Erano lì per dire che esiste un’alternativa a questa politica di dilapidazione del Paese e del popolo e che, come ha affermato il Segretario generale del PCP, questa alternativa passa, soprattutto, attraverso il rifiuto del patto di aggressione e l’immediata rinegoziazione del debito pubblico, nei suoi importi, tassi di interesse e scadenze; passa attraverso la nazionalizzazione della banca, rimettendo nelle mani dello Stato uno strumento essenziale per lo sviluppo economico e il sostegno alle piccole e medie imprese; passa attraverso il sostegno alla produzione nazionale e la difesa efficace dell’apparato produttivo; passa attraverso la valorizzazione dei salari e delle pensioni (con l’aumento immediato del salario minimo nazionale e delle pensioni), indispensabile allo sviluppo del mercato interno e alla crescita della domanda interna; passa attraverso la sospensione immediata del processo di privatizzazioni e l’adozione di misure per il recupero del controllo pubblico nelle imprese e nei settori strategici come quello dell’energia; passa attraverso la difesa e il rispetto della Costituzione della Repubblica.

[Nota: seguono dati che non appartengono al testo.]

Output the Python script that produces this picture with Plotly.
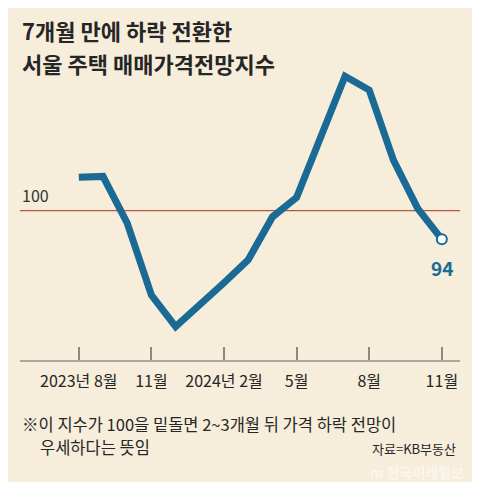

Erano lì per dire che è con la lotta che la politica antipatriottica e di destra sarà sconfitta e una politica patriottica e di sinistra sarà conquistata – e che, proprio per questo, la lotta continua.
E’ per questa ragione che erano in così tanti a lottare lì; è perché c’era il PCP – vivo e ben vivo! – a trovarsi lì, che nessun giornale ha dedicato la prima pagina alla manifestazione, e persino quelli (pochi) che l’hanno menzionata nelle pagine interne, l’hanno liquidata con mezza dozzina di righe, alludendo ad “alcune centinaia di persone che si sono riunite nella Piazza dei Restauradores”.
Insistiamo: è di lotta il tempo che viviamo. Così è stato e così continuerà ad essere: in tutto il Paese, nelle imprese e nei luoghi di lavoro, nei quartieri, nei campi e nelle strade, la lotta delle masse lavoratrici e popolari avanza con forza e partecipazione crescenti, ingrossando la corrente dell’indignazione e della protesta contro il corso di sfruttamento e disastro della politica del patto di aggressione. E poiché è nella lotta che si trova la strada per il superamento della situazione creata dalla politica di destra, è necessario che essa sia sempre più forte.
Di qui l’importanza delle giornate di lotta convocate dalla CGTP-IN per i giorni 9 e 16 giugno prossimi, a Porto e a Lisbona, per la cui organizzazione il collettivo di partito dei comunisti darà, come sempre, il suo contributo determinante.